# How to remove starter on a 96 200SX?



## amaximo (Sep 1, 2005)

I need to change the starter on a 1996 200SX, 1.6L w/ auto trans. 

Do I need to remove the intake to get at the starter bolt on the side near the engine? This looks like it's gonna be tough to get at.

Any help from somebody that has done this before would be appreciated.

Thanks.


----------



## thestunts200sx (Jul 11, 2005)

http://nissanforums.com/showthread.php?t=60760


----------



## nismo79 (Aug 20, 2005)

thestunts200sx said:


> http://nissanforums.com/showthread.php?t=60760


i looked i coudnt find the info anyone kindly point me in the right direction.


----------



## himilefrontier (Jan 21, 2003)

Just pulled one from the junkyard this week. Basically, you need to get it up on ramps or jackstands first. Then, crawl under the car and loosen the bottom bolt, large positive wire( You DID disconnect the battery first, I hope?), and unplug the solenoid from the harness ( grey plug). Now, go up top, and loosen the bolt holding the ground wire to the transmission. If it is the original position, thst is also the top bolt of the starter. It should now easily come out from the bottom. I got this one out in 10-15 minutes in the junkyard- your results should be similar.ALso, you will need sockets and extensions or wrenches in 12mm and 14mm sizes to complete the project.


----------



## nismo79 (Aug 20, 2005)

i got mine out. but i removed the bracket that was in the way first two 12mm bolts. gives you a little more room.


----------



## Acceler8ter (Feb 5, 2005)

nismo79 said:


> i got mine out. but i removed the bracket that was in the way first two 12mm bolts. gives you a little more room.


You need to invest in a repair manual.
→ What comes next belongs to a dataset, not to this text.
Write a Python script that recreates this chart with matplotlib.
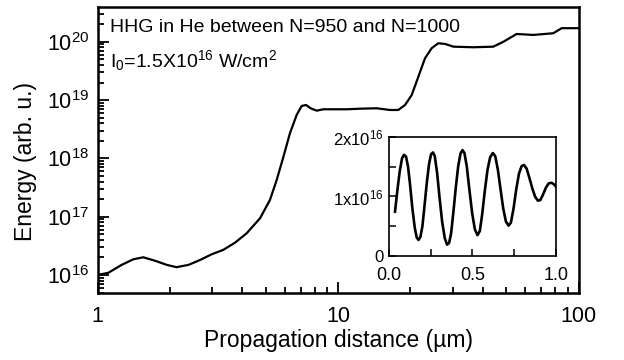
import matplotlib
matplotlib.use("Agg")
import matplotlib.pyplot as plt
from matplotlib.ticker import LogLocator, FixedLocator, NullFormatter
import numpy as np

plt.rcParams['font.family'] = ['Liberation Sans', 'DejaVu Sans']
plt.rcParams['mathtext.fontset'] = 'custom'
plt.rcParams['mathtext.rm'] = 'Liberation Sans'
plt.rcParams['mathtext.it'] = 'Liberation Sans'
plt.rcParams['mathtext.bf'] = 'Liberation Sans:bold'
plt.rcParams['mathtext.sf'] = 'Liberation Sans'

# Main curve: propagation distance (um) vs energy (arb. u.)
dist_um = [1.0, 1.109, 1.26, 1.41, 1.55, 1.73, 1.94, 2.13, 2.39, 2.67, 2.98, 3.33,
           3.73, 4.17, 4.74, 5.21, 5.56, 5.93, 6.31, 6.73, 7.06, 7.36, 7.70, 8.15,
           8.68, 9.55, 10.87, 12.34, 14.48, 16.45, 17.81, 19.0, 20.25, 21.58, 23.0,
           24.5, 26.1, 27.9, 30.2, 36.5, 44.2, 48.7, 55.3, 64.9, 78.5, 85.1, 100.0]
energy = [1.0e16, 1.09e16, 1.49e16, 1.86e16, 2.01e16, 1.76e16, 1.49e16, 1.36e16,
          1.49e16, 1.81e16, 2.26e16, 2.69e16, 3.58e16, 5.19e16, 9.4e16, 1.93e17,
          4.27e17, 1.07e18, 2.69e18, 5.55e18, 7.92e18, 8.24e18, 7.23e18, 6.58e18,
          6.95e18, 6.95e18, 6.95e18, 7.11e18, 7.23e18, 6.76e18, 6.76e18, 8.24e18,
          1.22e19, 2.52e19, 5.21e19, 7.74e19, 9.42e19, 9.17e19, 8.24e19, 8.05e19,
          8.24e19, 1.0e20, 1.36e20, 1.31e20, 1.40e20, 1.71e20, 1.71e20]

# Inset curve: distance (um, 0-1) vs energy (units of 1e16)
inset_x = [0.036, 0.050, 0.064, 0.078, 0.090, 0.102, 0.114, 0.126, 0.140, 0.154,
           0.166, 0.177, 0.188, 0.200, 0.213, 0.226, 0.240, 0.252, 0.263, 0.274,
           0.288, 0.302, 0.318, 0.334, 0.348, 0.360, 0.372, 0.386, 0.400, 0.414,
           0.428, 0.440, 0.452, 0.466, 0.482, 0.498, 0.514, 0.530, 0.544, 0.558,
           0.574, 0.590, 0.606, 0.622, 0.636, 0.652, 0.668, 0.684, 0.700, 0.716,
           0.730, 0.746, 0.762, 0.778, 0.794, 0.808, 0.824, 0.842, 0.860, 0.876,
           0.892, 0.906, 0.922, 0.940, 0.956, 0.972, 0.986, 0.998]
inset_y = [0.745, 1.10, 1.42, 1.64, 1.70, 1.67, 1.50, 1.20, 0.80, 0.48,
           0.31, 0.27, 0.32, 0.50, 0.85, 1.22, 1.55, 1.71, 1.74, 1.68,
           1.40, 1.00, 0.58, 0.30, 0.19, 0.22, 0.38, 0.75, 1.15, 1.50,
           1.72, 1.78, 1.73, 1.50, 1.10, 0.72, 0.45, 0.35, 0.42, 0.70,
           1.10, 1.45, 1.66, 1.73, 1.68, 1.45, 1.12, 0.80, 0.58, 0.51,
           0.56, 0.80, 1.12, 1.38, 1.51, 1.53, 1.47, 1.30, 1.12, 0.99,
           0.93, 0.94, 1.03, 1.15, 1.22, 1.23, 1.21, 1.17]

inset_yticks = [0, 1, 2]
inset_yticklabels = ['0', r'$\mathregular{1x10^{16}}$', r'$\mathregular{2x10^{16}}$']
inset_xticks = [0.0, 0.5, 1.0]
inset_xticklabels = ['0.0', '0.5', '1.0']

fig = plt.figure(figsize=(6.24, 3.6), dpi=100)
ax = fig.add_axes([0.1563, 0.1853, 0.7708, 0.7944])
ax.plot(dist_um, energy, color='black', lw=1.6)
ax.set_xscale('log')
ax.set_yscale('log')
ax.set_xlim(1, 100)
ax.set_ylim(4.85e15, 3.9e20)
ax.yaxis.set_major_locator(LogLocator(base=10, numticks=10))
ax.yaxis.set_minor_locator(LogLocator(base=10, subs=np.arange(2, 10), numticks=20))
ax.yaxis.set_minor_formatter(NullFormatter())
ax.set_xticks([1, 10, 100])
ax.set_xticklabels(['1', '10', '100'])
ax.xaxis.set_minor_formatter(NullFormatter())
ax.tick_params(which='both', direction='in', top=False, right=False, width=1.3)
ax.tick_params(which='major', length=8, labelsize=15.5)
ax.tick_params(which='minor', length=4.5)
ax.tick_params(axis='x', which='major', pad=9)
ax.tick_params(axis='y', which='major', pad=6)
for s in ax.spines.values():
    s.set_linewidth(1.8)
ax.set_xlabel('Propagation distance (\u00b5m)', fontsize=16.5)
ax.set_ylabel('Energy (arb. u.)', fontsize=16.5)
ax.xaxis.set_label_coords(0.502, -0.125)
ax.yaxis.set_label_coords(-0.125, 0.46)

ax.text(0.026, 0.931, 'HHG in He between N=950 and N=1000', transform=ax.transAxes,
        fontsize=14, va='center', ha='left')
ax.text(0.026, 0.815, r'I$_\mathregular{0}$=1.5X10$^\mathregular{16}$ W/cm$^\mathregular{2}$',
        transform=ax.transAxes, fontsize=14, va='center', ha='left')

ins = fig.add_axes([0.6234, 0.2889, 0.2676, 0.3306])
ins.plot(inset_x, inset_y, color='black', lw=1.9)
ins.set_xlim(0, 1.0)
ins.set_ylim(0, 2.0)
ins.set_xticks(inset_xticks)
ins.set_xticklabels(inset_xticklabels)
ins.set_yticks(inset_yticks)
ins.set_yticklabels(inset_yticklabels)
ins.xaxis.set_minor_locator(FixedLocator([0.25, 0.75]))
ins.yaxis.set_minor_locator(FixedLocator([0.5, 1.5]))
ins.tick_params(which='both', direction='in', top=False, right=False, width=1.1)
ins.tick_params(which='major', length=5, labelsize=12)
ins.tick_params(axis='x', which='major', labelsize=13, pad=8)
ins.tick_params(which='minor', length=5)
ins.tick_params(axis='y', pad=4)
for s in ins.spines.values():
    s.set_linewidth(1.2)

fig.savefig('out.png', dpi=100)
Now off to autozone you go.


----------



## amaximo (Sep 1, 2005)

Acceler8ter said:


> You need to invest in a repair manual. Now off to autozone you go.


Thanks wise ass. I already got a repair manual from Autozone. The book says "Remove the bolts and then remove the starter" - Not real helpful to me.

Thanks to himilefrontier & nismo79 for the good replies to my question. I will try again to get this done with a little more confidence now that I know it's possible.


----------



## Acceler8ter (Feb 5, 2005)

amaximo said:


> Thanks wise ass. I already got a repair manual from Autozone. The book says "Remove the bolts and then remove the starter" - Not real helpful to me.
> 
> Thanks to himilefrontier & nismo79 for the good replies to my question. I will try again to get this done with a little more confidence now that I know it's possible.


... now thats just sad. I wasn't being a wise ass. And not real helpful? Right.... its so overly complicated.  Now I'm gonna shut up before I say something to get yelled at again by a moderator.


----------